** What you are asked to do **
Copy everything in the data below exactly except the pictures.

** Source material **

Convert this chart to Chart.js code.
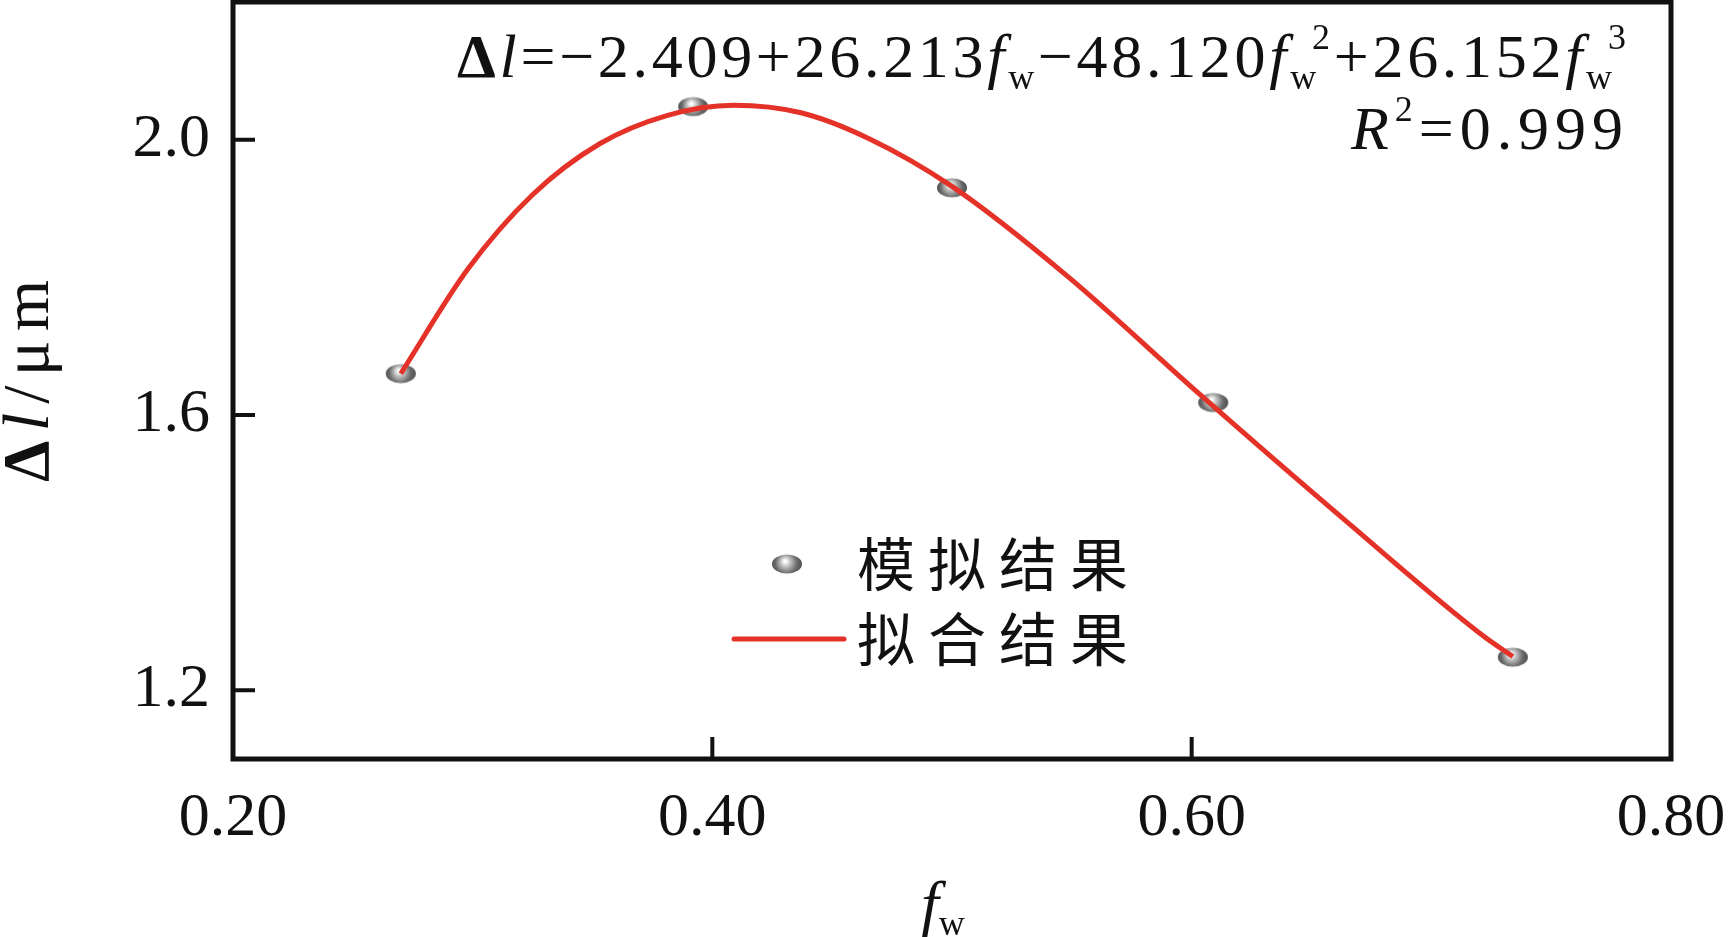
<!DOCTYPE html>
<html>
<head>
<meta charset="utf-8">
<script src="https://cdn.jsdelivr.net/npm/chart.js@4.4.1/dist/chart.umd.min.js"></script>
<style>
html, body { margin: 0; padding: 0; background: #fff; }
#wrap { width: 1734px; height: 937px; }
</style>
</head>
<body>
<div id="wrap"><canvas id="chart" width="1734" height="937"></canvas></div>
<script>
// valores
const simX = [0.270, 0.392, 0.500, 0.609, 0.734];
const simY = [1.660, 2.048, 1.930, 1.618, 1.248];

// curva ajustada, pontos lidos ao longo da linha vermelha
const fitX = [0.270, 0.298, 0.325, 0.353, 0.381, 0.409, 0.437, 0.465, 0.500, 0.548, 0.604, 0.666, 0.722, 0.734];
const fitY = [1.660, 1.812, 1.920, 1.994, 2.035, 2.050, 2.039, 2.002, 1.932, 1.802, 1.628, 1.441, 1.278, 1.249];

const xTicks = [0.20, 0.40, 0.60, 0.80];
const yTicks = [1.2, 1.6, 2.0];
const legendLabels = ["模拟结果", "拟合结果"];

const SERIF = '"Liberation Serif", "Times New Roman", serif';
const CJK = '"Noto Sans CJK SC", sans-serif';
const RED = '#e53228';

// bolinha cinza usada como marcador
function makeBall() {
    const c = document.createElement('canvas');
    c.width = 32; c.height = 22;
    const g = c.getContext('2d');
    const grad = g.createRadialGradient(14, 8, 1, 16, 11, 16);
    grad.addColorStop(0, '#ffffff');
    grad.addColorStop(0.25, '#c4c4c4');
    grad.addColorStop(0.65, '#6a6a6a');
    grad.addColorStop(1, '#4a4a4a');
    g.fillStyle = grad;
    g.beginPath();
    g.ellipse(16, 11, 15, 9.5, 0, 0, Math.PI * 2);
    g.fill();
    return c;
}
const ball = makeBall();

// desenha trechos de texto com estilos diferentes, ajustando o espaçamento à largura pedida
function drawRuns(ctx, runs, xLeft, baseline, width) {
    let natural = 0, n = 0;
    runs.forEach(r => {
        ctx.font = r.font;
        for (const ch of r.t) { natural += ctx.measureText(ch).width * (r.adv ?? 1); n++; }
    });
    const sp = width ? (width - natural) / Math.max(n - 1, 1) : 0;
    let x = xLeft;
    ctx.textBaseline = 'alphabetic';
    ctx.textAlign = 'left';
    runs.forEach(r => {
        ctx.font = r.font;
        for (const ch of r.t) {
            ctx.fillText(ch, x, baseline + (r.dy || 0));
            x += ctx.measureText(ch).width * (r.adv ?? 1) + sp;
        }
    });
}

const big = '62px ' + SERIF;
const bigI = 'italic 62px ' + SERIF;
const small = '36px ' + SERIF;

const textPlugin = {
    id: 'textPlugin',
    afterDraw(chart) {
        const ctx = chart.ctx;
        const area = chart.chartArea;
        const xs = chart.scales.x, ys = chart.scales.y;
        ctx.save();

        // moldura
        ctx.strokeStyle = '#111';
        ctx.lineWidth = 5;
        ctx.strokeRect(area.left, area.top, area.right - area.left, area.bottom - area.top);

        // marcas internas
        ctx.lineWidth = 4;
        ctx.beginPath();
        yTicks.forEach(v => {
            const py = ys.getPixelForValue(v);
            ctx.moveTo(area.left, py); ctx.lineTo(area.left + 22, py);
        });
        xTicks.slice(1, -1).forEach(v => {
            const px = xs.getPixelForValue(v);
            ctx.moveTo(px, area.bottom); ctx.lineTo(px, area.bottom - 22);
        });
        ctx.stroke();

        ctx.fillStyle = '#111';

        // equação
        drawRuns(ctx, [
            { t: 'Δ', font: 'bold 62px ' + SERIF },
            { t: 'l', font: bigI },
            { t: '=−2.409+26.213', font: big },
            { t: 'f', font: bigI },
            { t: 'w', font: small, dy: 12 },
            { t: '−48.120', font: big },
            { t: 'f', font: bigI },
            { t: 'w', font: small, dy: 12, adv: 0.7 },
            { t: '2', font: small, dy: -28 },
            { t: '+26.152', font: big },
            { t: 'f', font: bigI },
            { t: 'w', font: small, dy: 12, adv: 0.7 },
            { t: '3', font: small, dy: -28 }
        ], 457, 77, 1169);

        drawRuns(ctx, [
            { t: 'R', font: bigI },
            { t: '2', font: small, dy: -28 },
            { t: '=0.999', font: big }
        ], 1351, 149, 272);

        // título do eixo y
        ctx.save();
        ctx.translate(48, 381);
        ctx.rotate(-Math.PI / 2);
        drawRuns(ctx, [
            { t: 'Δ', font: 'bold 66px ' + SERIF },
            { t: 'l', font: 'italic 66px ' + SERIF },
            { t: '/μm', font: '66px ' + SERIF }
        ], -101, 0, 202);
        ctx.restore();

        // título do eixo x
        drawRuns(ctx, [
            { t: 'f', font: 'italic 64px ' + SERIF },
            { t: 'w', font: small, dy: 10 }
        ], 921, 925, 0);

        // legenda
        ctx.drawImage(ball, 787 - 16, 564 - 11);
        ctx.strokeStyle = RED;
        ctx.lineWidth = 5;
        ctx.lineCap = 'round';
        ctx.beginPath();
        ctx.moveTo(734, 639); ctx.lineTo(844, 639);
        ctx.stroke();

        ctx.fillStyle = '#111';
        ctx.font = '58px ' + CJK;
        ctx.textBaseline = 'middle';
        [564, 639].forEach((y, i) => {
            let x = 857;
            for (const ch of legendLabels[i]) {
                ctx.fillText(ch, x, y);
                x += ctx.measureText(ch).width + 13;
            }
        });
        ctx.restore();
    }
};

const ctx = document.getElementById('chart').getContext('2d');

const chart = new Chart(ctx, {
    type: 'scatter',
    data: {
        datasets: [
            {
                label: legendLabels[1],
                data: fitX.map((x, i) => ({ x: x, y: fitY[i] })),
                showLine: true,
                borderColor: RED,
                borderWidth: 5,
                pointRadius: 0,
                cubicInterpolationMode: 'monotone',
                order: 0
            },
            {
                label: legendLabels[0],
                data: simX.map((x, i) => ({ x: x, y: simY[i] })),
                pointStyle: ball,
                pointRadius: 15,
                order: 1
            }
        ]
    },
    options: {
        responsive: false,
        animation: false,
        layout: { autoPadding: false, padding: { top: 2, right: 63, left: 0, bottom: 0 } },
        plugins: {
            legend: { display: false },
            tooltip: { enabled: false }
        },
        scales: {
            x: {
                type: 'linear',
                min: 0.2,
                max: 0.8,
                afterBuildTicks: s => { s.ticks = xTicks.map(v => ({ value: v })); },
                afterFit: s => { s.height = 178; s.paddingLeft = 0; s.paddingRight = 0; },
                grid: { display: false, drawTicks: false },
                border: { display: false },
                ticks: {
                    padding: 23,
                    color: '#111',
                    font: { family: SERIF, size: 62 },
                    maxRotation: 0,
                    callback: v => Number(v).toFixed(2)
                }
            },
            y: {
                type: 'linear',
                min: 1.1,
                max: 2.2,
                afterBuildTicks: s => { s.ticks = yTicks.map(v => ({ value: v })); },
                afterFit: s => { s.width = 233; s.paddingTop = 0; s.paddingBottom = 0; },
                grid: { display: false, drawTicks: false },
                border: { display: false },
                ticks: {
                    padding: 23,
                    color: '#111',
                    font: { family: SERIF, size: 62 },
                    callback: v => Number(v).toFixed(1)
                }
            }
        }
    },
    plugins: [textPlugin]
});
</script>
</body>
</html>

** Answer to the exercise **
Convert this chart to Chart.js code.
<!DOCTYPE html>
<html>
<head>
<meta charset="utf-8">
<script src="https://cdn.jsdelivr.net/npm/chart.js@4.4.1/dist/chart.umd.min.js"></script>
<style>
html, body { margin: 0; padding: 0; background: #fff; }
#wrap { width: 1734px; height: 937px; }
</style>
</head>
<body>
<div id="wrap"><canvas id="chart" width="1734" height="937"></canvas></div>
<script>
// valores
const simX = [0.270, 0.392, 0.500, 0.609, 0.734];
const simY = [1.660, 2.048, 1.930, 1.618, 1.248];

// curva ajustada, pontos lidos ao longo da linha vermelha
const fitX = [0.270, 0.298, 0.325, 0.353, 0.381, 0.409, 0.437, 0.465, 0.500, 0.548, 0.604, 0.666, 0.722, 0.734];
const fitY = [1.660, 1.812, 1.920, 1.994, 2.035, 2.050, 2.039, 2.002, 1.932, 1.802, 1.628, 1.441, 1.278, 1.249];

const xTicks = [0.20, 0.40, 0.60, 0.80];
const yTicks = [1.2, 1.6, 2.0];
const legendLabels = ["模拟结果", "拟合结果"];

const SERIF = '"Liberation Serif", "Times New Roman", serif';
const CJK = '"Noto Sans CJK SC", sans-serif';
const RED = '#e53228';

// bolinha cinza usada como marcador
function makeBall() {
    const c = document.createElement('canvas');
    c.width = 32; c.height = 22;
    const g = c.getContext('2d');
    const grad = g.createRadialGradient(14, 8, 1, 16, 11, 16);
    grad.addColorStop(0, '#ffffff');
    grad.addColorStop(0.25, '#c4c4c4');
    grad.addColorStop(0.65, '#6a6a6a');
    grad.addColorStop(1, '#4a4a4a');
    g.fillStyle = grad;
    g.beginPath();
    g.ellipse(16, 11, 15, 9.5, 0, 0, Math.PI * 2);
    g.fill();
    return c;
}
const ball = makeBall();

// desenha trechos de texto com estilos diferentes, ajustando o espaçamento à largura pedida
function drawRuns(ctx, runs, xLeft, baseline, width) {
    let natural = 0, n = 0;
    runs.forEach(r => {
        ctx.font = r.font;
        for (const ch of r.t) { natural += ctx.measureText(ch).width * (r.adv ?? 1); n++; }
    });
    const sp = width ? (width - natural) / Math.max(n - 1, 1) : 0;
    let x = xLeft;
    ctx.textBaseline = 'alphabetic';
    ctx.textAlign = 'left';
    runs.forEach(r => {
        ctx.font = r.font;
        for (const ch of r.t) {
            ctx.fillText(ch, x, baseline + (r.dy || 0));
            x += ctx.measureText(ch).width * (r.adv ?? 1) + sp;
        }
    });
}

const big = '62px ' + SERIF;
const bigI = 'italic 62px ' + SERIF;
const small = '36px ' + SERIF;

const textPlugin = {
    id: 'textPlugin',
    afterDraw(chart) {
        const ctx = chart.ctx;
        const area = chart.chartArea;
        const xs = chart.scales.x, ys = chart.scales.y;
        ctx.save();

        // moldura
        ctx.strokeStyle = '#111';
        ctx.lineWidth = 5;
        ctx.strokeRect(area.left, area.top, area.right - area.left, area.bottom - area.top);

        // marcas internas
        ctx.lineWidth = 4;
        ctx.beginPath();
        yTicks.forEach(v => {
            const py = ys.getPixelForValue(v);
            ctx.moveTo(area.left, py); ctx.lineTo(area.left + 22, py);
        });
        xTicks.slice(1, -1).forEach(v => {
            const px = xs.getPixelForValue(v);
            ctx.moveTo(px, area.bottom); ctx.lineTo(px, area.bottom - 22);
        });
        ctx.stroke();

        ctx.fillStyle = '#111';

        // equação
        drawRuns(ctx, [
            { t: 'Δ', font: 'bold 62px ' + SERIF },
            { t: 'l', font: bigI },
            { t: '=−2.409+26.213', font: big },
            { t: 'f', font: bigI },
            { t: 'w', font: small, dy: 12 },
            { t: '−48.120', font: big },
            { t: 'f', font: bigI },
            { t: 'w', font: small, dy: 12, adv: 0.7 },
            { t: '2', font: small, dy: -28 },
            { t: '+26.152', font: big },
            { t: 'f', font: bigI },
            { t: 'w', font: small, dy: 12, adv: 0.7 },
            { t: '3', font: small, dy: -28 }
        ], 457, 77, 1169);

        drawRuns(ctx, [
            { t: 'R', font: bigI },
            { t: '2', font: small, dy: -28 },
            { t: '=0.999', font: big }
        ], 1351, 149, 272);

        // título do eixo y
        ctx.save();
        ctx.translate(48, 381);
        ctx.rotate(-Math.PI / 2);
        drawRuns(ctx, [
            { t: 'Δ', font: 'bold 66px ' + SERIF },
            { t: 'l', font: 'italic 66px ' + SERIF },
            { t: '/μm', font: '66px ' + SERIF }
        ], -101, 0, 202);
        ctx.restore();

        // título do eixo x
        drawRuns(ctx, [
            { t: 'f', font: 'italic 64px ' + SERIF },
            { t: 'w', font: small, dy: 10 }
        ], 921, 925, 0);

        // legenda
        ctx.drawImage(ball, 787 - 16, 564 - 11);
        ctx.strokeStyle = RED;
        ctx.lineWidth = 5;
        ctx.lineCap = 'round';
        ctx.beginPath();
        ctx.moveTo(734, 639); ctx.lineTo(844, 639);
        ctx.stroke();

        ctx.fillStyle = '#111';
        ctx.font = '58px ' + CJK;
        ctx.textBaseline = 'middle';
        [564, 639].forEach((y, i) => {
            let x = 857;
            for (const ch of legendLabels[i]) {
                ctx.fillText(ch, x, y);
                x += ctx.measureText(ch).width + 13;
            }
        });
        ctx.restore();
    }
};

const ctx = document.getElementById('chart').getContext('2d');

const chart = new Chart(ctx, {
    type: 'scatter',
    data: {
        datasets: [
            {
                label: legendLabels[1],
                data: fitX.map((x, i) => ({ x: x, y: fitY[i] })),
                showLine: true,
                borderColor: RED,
                borderWidth: 5,
                pointRadius: 0,
                cubicInterpolationMode: 'monotone',
                order: 0
            },
            {
                label: legendLabels[0],
                data: simX.map((x, i) => ({ x: x, y: simY[i] })),
                pointStyle: ball,
                pointRadius: 15,
                order: 1
            }
        ]
    },
    options: {
        responsive: false,
        animation: false,
        layout: { autoPadding: false, padding: { top: 2, right: 63, left: 0, bottom: 0 } },
        plugins: {
            legend: { display: false },
            tooltip: { enabled: false }
        },
        scales: {
            x: {
                type: 'linear',
                min: 0.2,
                max: 0.8,
                afterBuildTicks: s => { s.ticks = xTicks.map(v => ({ value: v })); },
                afterFit: s => { s.height = 178; s.paddingLeft = 0; s.paddingRight = 0; },
                grid: { display: false, drawTicks: false },
                border: { display: false },
                ticks: {
                    padding: 23,
                    color: '#111',
                    font: { family: SERIF, size: 62 },
                    maxRotation: 0,
                    callback: v => Number(v).toFixed(2)
                }
            },
            y: {
                type: 'linear',
                min: 1.1,
                max: 2.2,
                afterBuildTicks: s => { s.ticks = yTicks.map(v => ({ value: v })); },
                afterFit: s => { s.width = 233; s.paddingTop = 0; s.paddingBottom = 0; },
                grid: { display: false, drawTicks: false },
                border: { display: false },
                ticks: {
                    padding: 23,
                    color: '#111',
                    font: { family: SERIF, size: 62 },
                    callback: v => Number(v).toFixed(1)
                }
            }
        }
    },
    plugins: [textPlugin]
});
</script>
</body>
</html>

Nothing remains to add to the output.